*GIVEN INFORMATION*:

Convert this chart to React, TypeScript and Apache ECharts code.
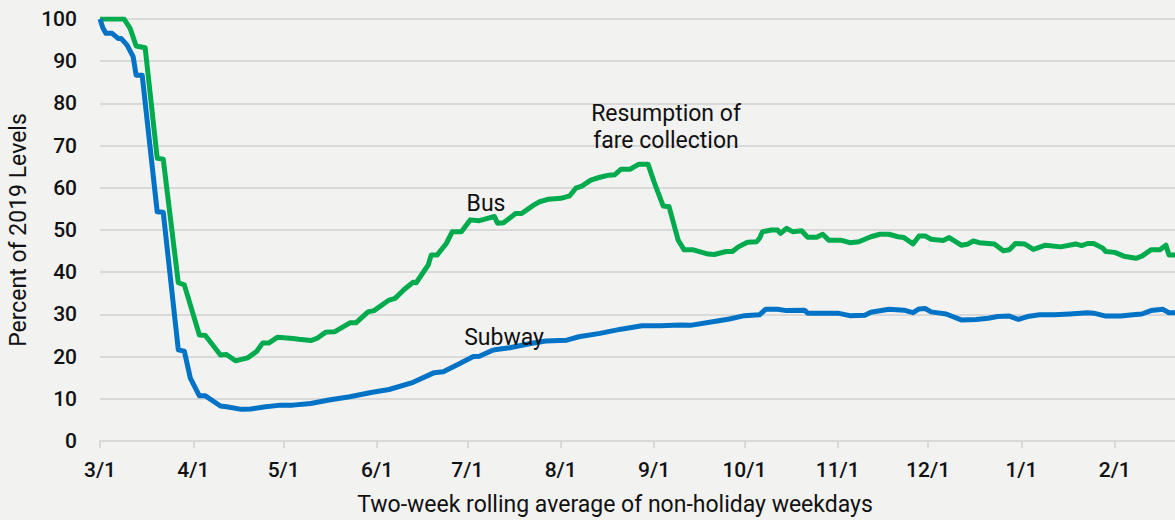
import React, { useEffect, useRef } from "react";
import * as echarts from "echarts";

const busDates = [
  "2020-03-01","2020-03-09","2020-03-11","2020-03-13","2020-03-16","2020-03-20","2020-03-22","2020-03-27","2020-03-29",
  "2020-04-03","2020-04-05","2020-04-10","2020-04-12","2020-04-15","2020-04-19","2020-04-22","2020-04-24","2020-04-26","2020-04-29",
  "2020-05-04","2020-05-06","2020-05-10","2020-05-12","2020-05-15","2020-05-18","2020-05-23","2020-05-25","2020-05-29","2020-05-31",
  "2020-06-05","2020-06-07","2020-06-10","2020-06-13","2020-06-14","2020-06-18","2020-06-19","2020-06-21","2020-06-24","2020-06-26","2020-06-29",
  "2020-07-02","2020-07-05","2020-07-08","2020-07-10","2020-07-11","2020-07-13","2020-07-17","2020-07-19","2020-07-23","2020-07-25","2020-07-28",
  "2020-08-01","2020-08-04","2020-08-06","2020-08-08","2020-08-11","2020-08-14","2020-08-17","2020-08-19","2020-08-21","2020-08-24","2020-08-27","2020-08-30",
  "2020-09-01","2020-09-04","2020-09-06","2020-09-09","2020-09-11","2020-09-14","2020-09-19","2020-09-21","2020-09-25","2020-09-27","2020-09-29",
  "2020-10-02","2020-10-05","2020-10-06","2020-10-07","2020-10-10","2020-10-12","2020-10-13","2020-10-15","2020-10-17","2020-10-20","2020-10-22","2020-10-25","2020-10-27","2020-10-29",
  "2020-11-02","2020-11-05","2020-11-08","2020-11-12","2020-11-15","2020-11-18","2020-11-21","2020-11-23","2020-11-26","2020-11-28","2020-11-30",
  "2020-12-02","2020-12-06","2020-12-08","2020-12-12","2020-12-14","2020-12-16","2020-12-18","2020-12-23","2020-12-26","2020-12-28","2020-12-30",
  "2021-01-02","2021-01-05","2021-01-09","2021-01-14","2021-01-19","2021-01-21","2021-01-23","2021-01-25","2021-01-28","2021-01-29",
  "2021-02-01","2021-02-04","2021-02-08","2021-02-10","2021-02-13","2021-02-16","2021-02-18","2021-02-19","2021-02-21"
];
const busValues = [
  100,100,97.8,93.6,93.2,67,66.8,37.5,37,
  25.1,25,20.4,20.5,19.0,19.7,21.2,23.2,23.2,24.6,
  24.3,24.1,23.8,24.3,25.8,25.9,28.0,28.0,30.6,30.9,
  33.4,33.8,35.9,37.6,37.5,41.7,44.1,44.1,46.8,49.6,49.6,
  52.4,52.2,52.8,53.2,51.6,51.7,53.9,53.9,55.9,56.7,57.3,
  57.5,58.1,59.9,60.4,61.8,62.5,63.0,63.1,64.4,64.4,65.6,65.6,
  61.4,55.7,55.5,47.6,45.3,45.3,44.3,44.2,44.9,44.9,46.0,
  47.1,47.2,48.0,49.6,50.0,50.0,49.2,50.4,49.6,49.8,48.3,48.3,49.0,47.6,
  47.6,47.0,47.2,48.4,49.0,49.0,48.4,48.2,46.7,48.6,48.6,
  47.8,47.5,48.2,46.4,46.6,47.4,47.0,46.7,45.1,45.3,46.8,
  46.7,45.4,46.4,46.0,46.7,46.3,46.8,46.8,45.7,44.9,
  44.7,43.8,43.3,43.8,45.3,45.3,46.4,44.1,44.1
];

const subwayDates = [
  "2020-03-01","2020-03-02","2020-03-03","2020-03-05","2020-03-07","2020-03-08","2020-03-10","2020-03-12","2020-03-13","2020-03-15",
  "2020-03-20","2020-03-22","2020-03-27","2020-03-29","2020-03-31",
  "2020-04-03","2020-04-05","2020-04-10","2020-04-12","2020-04-17","2020-04-20","2020-04-25","2020-04-30",
  "2020-05-04","2020-05-10","2020-05-16","2020-05-23","2020-05-30",
  "2020-06-05","2020-06-13","2020-06-20","2020-06-23","2020-06-28",
  "2020-07-03","2020-07-05","2020-07-09","2020-07-10","2020-07-15","2020-07-22","2020-07-27",
  "2020-08-03","2020-08-07","2020-08-14","2020-08-21","2020-08-28",
  "2020-09-03","2020-09-10","2020-09-13","2020-09-21","2020-09-26",
  "2020-10-01","2020-10-06","2020-10-08","2020-10-12","2020-10-15","2020-10-21","2020-10-22","2020-10-27",
  "2020-11-01","2020-11-05","2020-11-10","2020-11-12","2020-11-18","2020-11-23","2020-11-26","2020-11-28","2020-11-30",
  "2020-12-02","2020-12-05","2020-12-07","2020-12-12","2020-12-17","2020-12-21","2020-12-24","2020-12-28","2020-12-31",
  "2021-01-03","2021-01-07","2021-01-12","2021-01-17","2021-01-23","2021-01-25","2021-01-29",
  "2021-02-03","2021-02-07","2021-02-10","2021-02-13","2021-02-17","2021-02-19","2021-02-21"
];
const subwayValues = [
  100,97.8,96.6,96.6,95.4,95.4,93.8,91.1,86.7,86.7,
  54.3,54.2,21.6,21.3,14.9,
  10.7,10.7,8.3,8.1,7.5,7.6,8.1,8.5,
  8.5,8.9,9.7,10.5,11.5,
  12.2,13.9,16.2,16.4,18.2,
  20.0,20.1,21.4,21.6,22.1,23.1,23.7,
  23.9,24.7,25.5,26.5,27.3,
  27.3,27.5,27.4,28.3,28.9,
  29.7,29.9,31.2,31.2,30.9,31.0,30.3,30.3,
  30.3,29.7,29.8,30.5,31.2,31.0,30.4,31.3,31.4,
  30.6,30.3,30.1,28.7,28.8,29.1,29.5,29.6,28.8,
  29.5,29.9,29.9,30.1,30.4,30.3,29.6,
  29.6,29.9,30.1,30.9,31.2,30.4,30.4
];

const yTicks = [0, 10, 20, 30, 40, 50, 60, 70, 80, 90, 100];
const xMin = "2020-03-01";
const xMax = "2021-02-21";

const TEXT = "#111111";
const GRID = "#d9d9d9";
const FONT = "Roboto";

export default function App() {
  const ref = useRef<HTMLDivElement>(null);
  useEffect(() => {
    if (!ref.current) return;
    const chart = echarts.init(ref.current, null, { renderer: "svg" });
    const bus = busDates.map((d, i) => [d, busValues[i]]);
    const subway = subwayDates.map((d, i) => [d, subwayValues[i]]);
    const label = (text: string, x: number, y: number, extra: any = {}) => ({
      type: "text",
      x,
      y,
      z: 100,
      zlevel: 0,
      ...extra,
      style: { text, fill: TEXT, font: `400 23px ${FONT}`, textAlign: "center", textVerticalAlign: "middle" },
    });
    chart.setOption({
      animation: false,
      backgroundColor: "#f2f2f1",
      textStyle: { fontFamily: FONT },
      grid: { left: 100, right: 0, top: 19, bottom: 79, containLabel: false },
      xAxis: {
        type: "time",
        min: xMin,
        max: xMax,
        splitNumber: 12,
        minInterval: 28 * 86400000,
        maxInterval: 31 * 86400000,
        axisLine: { show: true, lineStyle: { color: GRID, width: 2 } },
        axisTick: { show: true, length: 7, lineStyle: { color: GRID, width: 2 } },
        splitLine: { show: false },
        axisLabel: {
          color: TEXT,
          fontSize: 21,
          fontWeight: 500,
          fontFamily: FONT,
          margin: 18,
          hideOverlap: false,
          formatter: (v: number) => {
            const d = new Date(v);
            return `${d.getMonth() + 1}/${d.getDate()}`;
          },
        },
      },
      yAxis: {
        type: "value",
        min: yTicks[0],
        max: yTicks[yTicks.length - 1],
        interval: 10,
        axisLine: { show: false },
        axisTick: { show: false },
        splitLine: { show: true, lineStyle: { color: GRID, width: 2 } },
        axisLabel: { color: TEXT, fontSize: 21, fontWeight: 500, fontFamily: FONT, margin: 23 },
      },
      series: [
        {
          name: "Bus",
          type: "line",
          data: bus,
          showSymbol: false,
          symbol: "none",
          lineStyle: { color: "#00ab4e", width: 5, join: "round" },
          z: 3,
        },
        {
          name: "Subway",
          type: "line",
          data: subway,
          showSymbol: false,
          symbol: "none",
          lineStyle: { color: "#0073c6", width: 5, join: "round" },
          z: 4,
        },
      ],
      graphic: [
        label("Percent of 2019 Levels", 18, 230, { rotation: Math.PI / 2 }),
        label("Two-week rolling average of non-holiday weekdays", 615, 504),
        label("Bus", 486, 203),
        label("Subway", 504, 337),
        label("Resumption of", 666, 113),
        label("fare collection", 666, 140),
      ],
    });
    return () => chart.dispose();
  }, []);
  return (
    <div
      ref={ref}
      style={{ position: "fixed", left: 0, top: 0, width: 1175, height: 520, background: "#f2f2f1" }}
    />
  );
}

*EXERCISE GOAL*:
Everything from the first line of the listing above through the line that contains "import * as" is to be restated word for word, minus the pictures.

*RESULT*:
Convert this chart to React, TypeScript and Apache ECharts code.
import React, { useEffect, useRef } from "react";
import * as echarts from "echarts";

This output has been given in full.